The need is urgent, especially in low-income communities, said Shirley Howard, owner of Pencil Palace Daycare Nursery in west Detroit, one of the oldest daycares in the city.

“We don’t want to run out of payroll,” she said. “When [children] don’t show up, it affects our budget. Because of the community we serve, we don’t charge tuition when they don’t come.”

Nearly three quarters of Howard’s families qualify for the state’s child care subsidy, which covers most or all of the cost of care for low-income families. That means Pencil Palace, like many private child care centers in Michigan’s low-income communities, is largely dependent on state payments tied to daily attendance. Even when enrollment is at normal levels, advocates say the payments are too small to cover the costs of quality care.

Educators and researchers broadly agree that early learning is a linchpin of students’ success in K-12 schools and beyond. Yet access to child care is starkly limited in many parts of Michigan, and low pay ensures that teachers turn over constantly, reducing the quality of care.

One bright spot for the state is the Great Start Readiness Program, a free, high-quality preschool program that got a 40 percent funding boost in the education budget passed Wednesday. But that program only serves 4-year-olds, and there is evidence that its growth has hurt the private child care sector by removing students who require less supervision and are thus cheaper to care for.

Senate Appropriations Committee Chair Jim Stamas, a Republican of Midland, defended the decision to prioritize passing the K-12 budget over allocating the federal COVID aid, saying lawmakers still needed to “thoughtfully consider the once-in-a-lifetime federal funding we have received and how we best utilize them to make a lasting improvement in investment in our state.”

Advocates noted that federal aid for child care has already been allocated in other states, including Kentucky, Iowa, and Montana.

“If we’re going to get back to work, then we know child care is vital,” said Denise Smith, a child care advocate and implementation director of Hope Starts Here. “We have to make sure that they’re able to provide the services needed. And right now they’re just hobbling along. The longer we wait, the worse it gets. I don’t want to lose another program.”

The budget passed Wednesday offers some clues as to how Michigan will spend its remaining $1.4 billion in federal COVID relief funding for child care. Lawmakers directed the Michigan Department of Education to begin designing a grant program for early childhood providers, which would use about half of the funding under current proposals.

Rep. Jack O’Malley, a Republican from northwest Michigan, said he believes there’s already agreement about some parts of the spending plan, including a shift to paying providers based on their enrollment rather than daily attendance. That change, long sought by providers, protects against sharp, unexpected declines in state funding.

But other aspects of the plan are still up in the air. Some advocates hope the state will expand the child care subsidy program to more families using federal dollars then maintain the larger program using state dollars once the federal aid runs out.
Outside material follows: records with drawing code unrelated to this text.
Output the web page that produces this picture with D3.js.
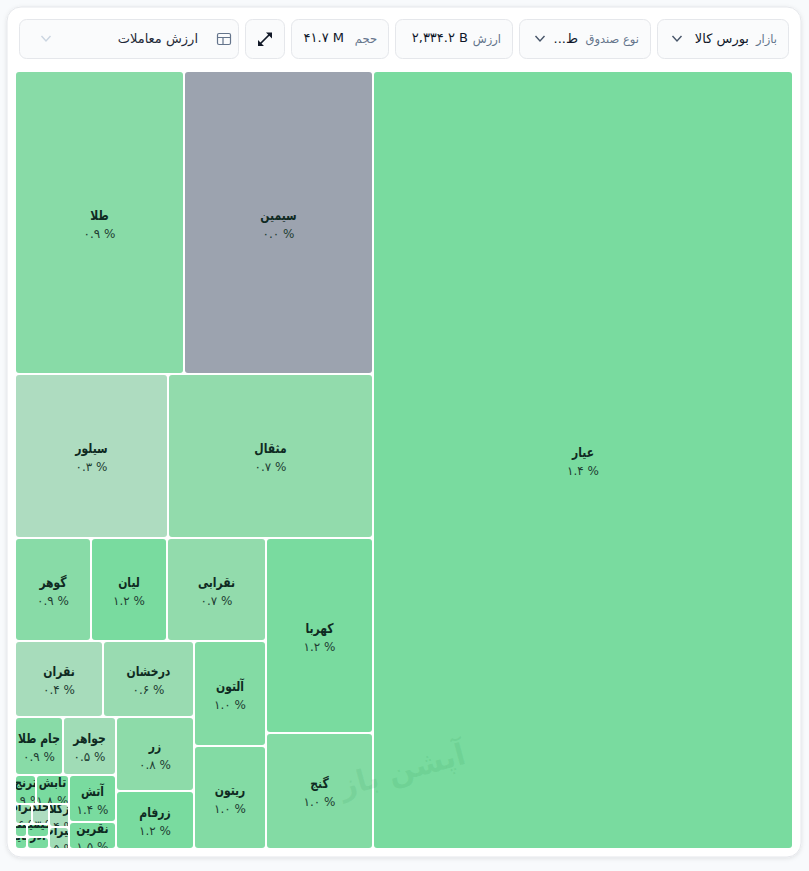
<!DOCTYPE html>
<html><head><meta charset="utf-8">
<script src="https://cdnjs.cloudflare.com/ajax/libs/d3/7.8.5/d3.min.js"></script>
<style>
html,body{margin:0;padding:0;background:#f8fafc;width:809px;height:871px;overflow:hidden}
svg{display:block;position:absolute;left:0;top:0}
text{font-family:"DejaVu Sans","Noto Sans",sans-serif}
</style></head><body><svg id="c" width="809" height="871"></svg>
<script>
// Fund trade values, B (they sum to about the 2,334.2 B total)
const names=["عیار","سیمین","طلا","مثقال","سیلور","کهربا","گنج","نقرابی","لیان","گوهر","آلتون","ریتون","درخشان","نقران","زر","زرفام","جواهر","جام طلا","آتش","نقرین","تابش","ترنج","زکلا","میراث","خلد","مراد","کیمیا","آذر","سکه","پایا"];
const values=[1260,220.8,197.5,129.6,96.8,80.5,47.9,39.3,30.2,30.2,29.2,28.6,26.7,25.8,22.3,17.4,11.9,10.7,8.5,4.9,3.7,2.35,1.77,1.7,1.31,1.31,1.1,1.02,0.6,0.56];
const changes=["۱.۴","۰.۰","۰.۹","۰.۷","۰.۳","۱.۲","۱.۰","۰.۷","۱.۲","۰.۹","۱.۰","۱.۰","۰.۶","۰.۴","۰.۸","۱.۲","۰.۵","۰.۹","۱.۴","۱.۵","۱.۸","۱.۹","۰.۴","۰.۵","۰.۳","۰.۶","۱.۲","۱.۳","۱.۱","۱.۲"];
const statsLabels=["بازار","نوع صندوق","ارزش","حجم"];
const statsValues=["بورس کالا","ط...","۲,۳۳۴.۲ B","۴۱.۷ M"];
const metricLabel="ارزش معاملات";
const watermark="آپشن باز";

// nesting of the treemap: H = side by side (right to left), V = stacked (top to bottom)
const H=(...c)=>({dir:"h",children:c}), V=(...c)=>({dir:"v",children:c});
const tiny=H(V(22,23),V(H(24,25),H(V(26,27),V(28,29))));
const tree=H(0,V(H(1,2),H(3,4),H(V(5,6),V(H(7,8,9),H(V(10,11),V(H(12,13),H(V(14,15),V(H(16,17),H(V(18,19),V(H(20,21),tiny))))))))));
const leafify=t=>typeof t==="number"?{idx:t,name:names[t],value:values[t],change:changes[t]}:{dir:t.dir,children:t.children.map(leafify)};
const root=d3.hierarchy(leafify(tree)).sum(d=>d.value||0);

const X0=15,Y0=71,X1=793,Y1=849;
const tile=(node,x0,y0,x1,y1)=>{
  const s=d3.scaleLinear().domain([0,d3.sum(node.children,c=>c.value)]);
  if(node.data.dir==="h"){ s.range([0,x1-x0]); let x=x1;
    node.children.forEach(c=>{c.y0=y0;c.y1=y1;c.x1=x;x-=s(c.value);c.x0=x;});
  } else { s.range([0,y1-y0]); let y=y0;
    node.children.forEach(c=>{c.x0=x0;c.x1=x1;c.y0=y;y+=s(c.value);c.y1=y;});
  }
};
d3.treemap().size([X1-X0,Y1-Y0]).tile(tile).round(true)(root);

const color=d3.scaleLinear().domain([0,0.01,0.3,0.7,1.2]).range(["#9ca3af","#b8dcc8","#aedcc0","#92dbac","#79db9f"]).clamp(true);
const toNum=s=>+s.replace(/[۰-۹]/g,c=>"۰۱۲۳۴۵۶۷۸۹".indexOf(c));

const svg=d3.select("#c");
const defs=svg.append("defs");
const f=defs.append("filter").attr("id","sh").attr("x","-5%").attr("y","-5%").attr("width","110%").attr("height","110%");
f.append("feDropShadow").attr("dx",0).attr("dy",1).attr("stdDeviation",2).attr("flood-color","#000").attr("flood-opacity",.1);

svg.append("rect").attr("x",7).attr("y",7).attr("width",794).attr("height",850).attr("rx",14).attr("fill","#fff").attr("stroke","#e5e7eb").attr("filter","url(#sh)");

// toolbar
const boxes=[{x:657,w:132,i:0,chev:677},{x:519,w:132,i:1,chev:540},{x:395,w:118,i:2},{x:291,w:98,i:3}];
const box=(x,w)=>svg.append("rect").attr("x",x+.5).attr("y",19.5).attr("width",w-1).attr("height",39).attr("rx",7).attr("fill","#fafbfc").attr("stroke","#e5e7eb");
const chev=(x,c)=>svg.append("path").attr("d",`M${x-4.5} 36 L${x} 41 L${x+4.5} 36`).attr("fill","none").attr("stroke",c).attr("stroke-width",1.4);
boxes.forEach(b=>{
  box(b.x,b.w);
  svg.append("text").attr("x",b.x+b.w-12).attr("y",43).attr("text-anchor","end").attr("font-size",11.5).attr("fill","#64748b").text(statsLabels[b.i]);
  if(b.chev) chev(b.chev,"#475569");
});
const valX=[749,578,468,344];
statsValues.forEach((v,i)=>{
  const t=svg.append("text").attr("y",i>1?42:43).attr("font-size",13).attr("fill","#0f172a").text(v);
  if(i===1) t.attr("x",valX[i]).attr("direction","rtl").attr("text-anchor","start");
  else t.attr("x",valX[i]).attr("text-anchor","end");
});
box(245,40);
svg.append("path").attr("d","M260.5 43.5 L269.5 34.5").attr("fill","none").attr("stroke","#111827").attr("stroke-width",1.7);
svg.append("path").attr("d","M266 32.5 H272 V38.5 Z M258 40 V46 H264 Z").attr("fill","#111827");
box(19,220);
svg.append("rect").attr("x",217.5).attr("y",33.5).attr("width",13).attr("height",11).attr("rx",1.5).attr("fill","none").attr("stroke","#64748b").attr("stroke-width",1.2);
svg.append("path").attr("d","M218 37.5 H230 M223 37.5 V44").attr("fill","none").attr("stroke","#64748b").attr("stroke-width",1.2);
svg.append("text").attr("x",198).attr("y",43).attr("text-anchor","end").attr("font-size",13).attr("fill","#1f2937").text(metricLabel);
chev(46,"#cbd5e1");

// cells
const leaves=root.leaves();
const g=svg.append("g").attr("transform",`translate(${X0},${Y0})`);
const cell=g.selectAll("g").data(leaves).join("g");
cell.each((d,i)=>{
  defs.append("clipPath").attr("id","cl"+i).append("rect").attr("x",X0+d.x0+1).attr("y",Y0+d.y0+1).attr("width",Math.max(0,d.x1-d.x0-2)).attr("height",Math.max(0,d.y1-d.y0-2));
});
cell.append("rect").attr("x",d=>d.x0+1).attr("y",d=>d.y0+1).attr("width",d=>Math.max(0,d.x1-d.x0-2)).attr("height",d=>Math.max(0,d.y1-d.y0-2)).attr("rx",3).attr("fill",d=>color(toNum(d.data.change)));
const lab=svg.append("g").selectAll("g").data(leaves).join("g").attr("clip-path",(d,i)=>`url(#cl${i})`);
lab.append("text").attr("transform",d=>`translate(${X0+(d.x0+d.x1)/2},${Y0+(d.y0+d.y1)/2-3}) scale(.8,1)`).attr("text-anchor","middle").attr("font-size",13.5).attr("font-weight",700).attr("fill","#0f2a22").text(d=>d.data.name);
lab.append("text").attr("x",d=>X0+(d.x0+d.x1)/2).attr("y",d=>Y0+(d.y0+d.y1)/2+15).attr("text-anchor","middle").attr("font-size",12).attr("fill","#1f3d33").text(d=>d.data.change+" %");

svg.append("text").attr("transform","translate(405,780) rotate(-15)").attr("text-anchor","middle").attr("font-size",30).attr("font-weight",700).attr("fill","#15803d").attr("fill-opacity",.09).text(watermark);
</script></body></html>
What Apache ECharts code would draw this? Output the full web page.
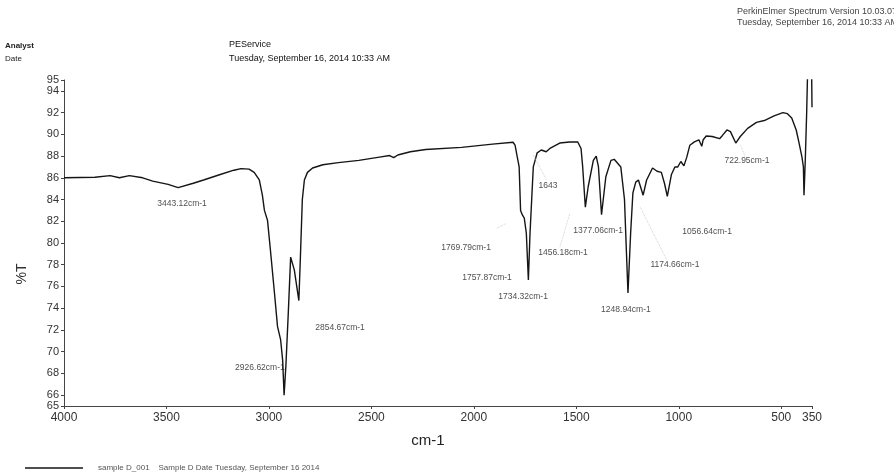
<!DOCTYPE html>
<html><head><meta charset="utf-8">
<script src="https://cdn.jsdelivr.net/npm/echarts@6/dist/echarts.min.js"></script>
<style>html,body{margin:0;padding:0;background:#fff}#c{width:894px;height:476px}</style>
</head><body><div id="c"></div>
<script>
// Wavenumber (cm-1) and transmittance (%T)
const wavenumbers = [4000,3849,3775,3730,3681,3616,3567,3492,3443,3369,3319,3245,3171,3136,3097,3072,3047,3032,3022,3007,2993,2973,2958,2943,2933,2926,2917,2905,2894,2876,2854,2847,2837,2827,2812,2787,2737,2661,2561,2461,2411,2391,2371,2310,2235,2060,1909,1809,1799,1789,1779,1772,1764,1754,1744,1734,1726,1710,1691,1671,1647,1629,1581,1533,1493,1477,1469,1456,1442,1417,1403,1392,1377,1356,1331,1315,1283,1265,1256,1248,1235,1224,1210,1197,1174,1157,1128,1106,1085,1070,1056,1036,1019,1005,990,975,961,946,924,902,888,881,866,837,801,787,765,748,722,700,664,621,578,535,492,470,449,427,413,399,392,389,383,376,370,360,352,350];
const transmittance = [86.0,86.05,86.2,86.0,86.2,86.0,85.7,85.4,85.1,85.5,85.8,86.26,86.7,86.84,86.8,86.5,85.8,84.4,83.0,82.1,79.4,75.4,72.3,71.1,69.2,66.0,68.8,73.8,78.7,77.5,74.7,78.4,84.0,85.8,86.5,86.9,87.2,87.4,87.6,87.9,88.05,87.85,88.1,88.4,88.6,88.8,89.1,89.27,89.0,88.0,87.0,83.0,82.6,82.3,80.9,76.6,80.9,87.0,88.3,88.56,88.4,88.7,89.2,89.3,89.3,88.7,87.0,83.3,85.2,87.6,88.0,87.0,82.6,86.1,87.6,87.7,87.0,84.0,79.4,75.4,80.9,84.6,85.6,85.8,84.4,85.8,86.9,86.6,86.5,85.5,84.3,86.3,87.0,87.0,87.5,87.1,87.9,89.0,89.3,89.5,88.9,89.5,89.85,89.8,89.6,89.9,90.4,90.25,89.2,89.8,90.55,91.1,91.3,91.7,92.0,91.9,91.5,90.4,89.2,87.9,87.0,84.4,87.5,92.0,97.0,97.5,96.0,92.5];

const xTicks = [4000,3500,3000,2500,2000,1500,1000,500,350];
const yTicks = [65,66,68,70,72,74,76,78,80,82,84,86,88,90,92,94,95];

// Peak annotations: text and the (wavenumber, %T) where the text sits
const peakText = ['3443.12cm-1','2926.62cm-1','2854.67cm-1','1769.79cm-1','1757.87cm-1','1734.32cm-1','1643','1456.18cm-1','1377.06cm-1','1248.94cm-1','1174.66cm-1','1056.64cm-1','722.95cm-1'];
const peakTextW = [3424,3044,2653,2038,1936,1760,1638,1565,1394,1258,1019,862,667];
const peakTextT = [83.6,68.5,72.2,79.6,76.8,75.1,85.25,79.1,81.1,73.9,78.0,81.0,87.55];

// Faint leader lines from some labels toward their bands: [w1, t1, w2, t2]
const leaderW1 = [1889,1580,1710,1189,698];
const leaderT1 = [81.35,79.66,88.1,83.34,89.0];
const leaderW2 = [1840,1531,1645,1059,677];
const leaderT2 = [81.81,82.73,85.8,78.44,87.94];

const seriesName = 'sample D_001    Sample D Date Tuesday, September 16 2014';
const FONT = '"Liberation Sans", Arial, sans-serif';

const chart = echarts.init(document.getElementById('c'), null, {renderer: 'canvas'});
const lineData = wavenumbers.map((w, i) => [w, transmittance[i]]);
const labelData = peakText.map((t, i) => ({name: t, value: [peakTextW[i], peakTextT[i]]}));
const leaderData = [];
leaderW1.forEach((w, i) => {
  leaderData.push([w, leaderT1[i]], [leaderW2[i], leaderT2[i]], [null, null]);
});

chart.setOption({
  animation: false,
  backgroundColor: '#fff',
  textStyle: {fontFamily: FONT},
  grid: {left: 64, right: 82, top: 80, bottom: 70, containLabel: false},
  legend: {
    show: true, left: 20, top: 459, icon: 'rect', itemWidth: 58, itemHeight: 1.5,
    textStyle: {fontSize: 8, color: '#555', fontFamily: FONT, padding: [0, 0, 0, 10]},
    data: [seriesName]
  },
  xAxis: {
    type: 'value', inverse: true, min: 350, max: 4000,
    splitLine: {show: false},
    axisLine: {show: true, onZero: false, lineStyle: {color: '#444', width: 1}},
    axisTick: {show: true, length: 3, customValues: xTicks, lineStyle: {color: '#444'}},
    axisLabel: {customValues: xTicks, formatter: v => String(v), fontSize: 12, color: '#333', margin: 6, fontFamily: FONT},
    name: 'cm-1', nameLocation: 'middle', nameGap: 27,
    nameTextStyle: {fontSize: 15, color: '#222', fontFamily: FONT, padding: [0, 20, 0, 0]}
  },
  yAxis: {
    type: 'value', min: 65, max: 95,
    splitLine: {show: false},
    axisLine: {show: true, lineStyle: {color: '#444', width: 1}},
    axisTick: {show: true, length: 3, customValues: yTicks, lineStyle: {color: '#444'}},
    axisLabel: {customValues: yTicks, formatter: v => String(v), fontSize: 11, color: '#333', margin: 5, fontFamily: FONT}
  },
  graphic: [
    {type: 'text', left: 737, top: 7, style: {text: 'PerkinElmer Spectrum Version 10.03.07', fontSize: 9, fill: '#444', fontFamily: FONT}},
    {type: 'text', left: 737, top: 18, style: {text: 'Tuesday, September 16, 2014 10:33 AM', fontSize: 9, fill: '#444', fontFamily: FONT}},
    {type: 'text', left: 5, top: 42, style: {text: 'Analyst', fontSize: 8, fontWeight: 'bold', fill: '#222', fontFamily: FONT}},
    {type: 'text', left: 5, top: 55, style: {text: 'Date', fontSize: 8, fill: '#222', fontFamily: FONT}},
    {type: 'text', left: 229, top: 40, style: {text: 'PEService', fontSize: 9, fill: '#111', fontFamily: FONT}},
    {type: 'text', left: 229, top: 54, style: {text: 'Tuesday, September 16, 2014 10:33 AM', fontSize: 9, fill: '#111', fontFamily: FONT}},
    {type: 'text', x: 22, y: 274, rotation: Math.PI / 2, style: {text: '%T', fontSize: 14, fill: '#333', fontFamily: FONT, align: 'center', verticalAlign: 'middle'}}
  ],
  series: [
    {
      name: seriesName, type: 'line', data: lineData, showSymbol: false, clip: true,
      lineStyle: {color: '#151515', width: 1.4}, itemStyle: {color: '#151515'}
    },
    {
      name: 'leaders', type: 'line', data: leaderData, showSymbol: false, connectNulls: false, silent: true,
      lineStyle: {color: '#c4c4c4', width: 0.8, type: 'dotted'}
    },
    {
      name: 'peaks', type: 'scatter', data: labelData, symbolSize: 0, silent: true,
      label: {show: true, position: 'inside', formatter: p => p.name, fontSize: 8.5, color: '#222', fontFamily: FONT}
    }
  ]
});
</script>
</body></html>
O’Malley disagrees: “We can’t sustain that,” he said. “To do that, we’re going to have to take money from someplace else, and no one wants their budget cut.”

There is also ongoing debate about a set of bills O’Malley helped introduce last month, which reduce some regulations around child care and create programs to open centers in underserved areas.

The time for debate has passed, said Peranica Williams, owner of My Nanny Extended Child Care Services, a home-based child care program in Detroit. 

She’s had to reduce her services during the pandemic, which means less money to pay teachers and provide learning materials that ensure students receive high-quality care.

“They don’t pay enough (in child care subsidies,) and for them to be going on vacation and not even looking at it, it’s letting us know that child care is not important,” she said.

“Although we know that if we don’t have child care, parents can’t go to work.”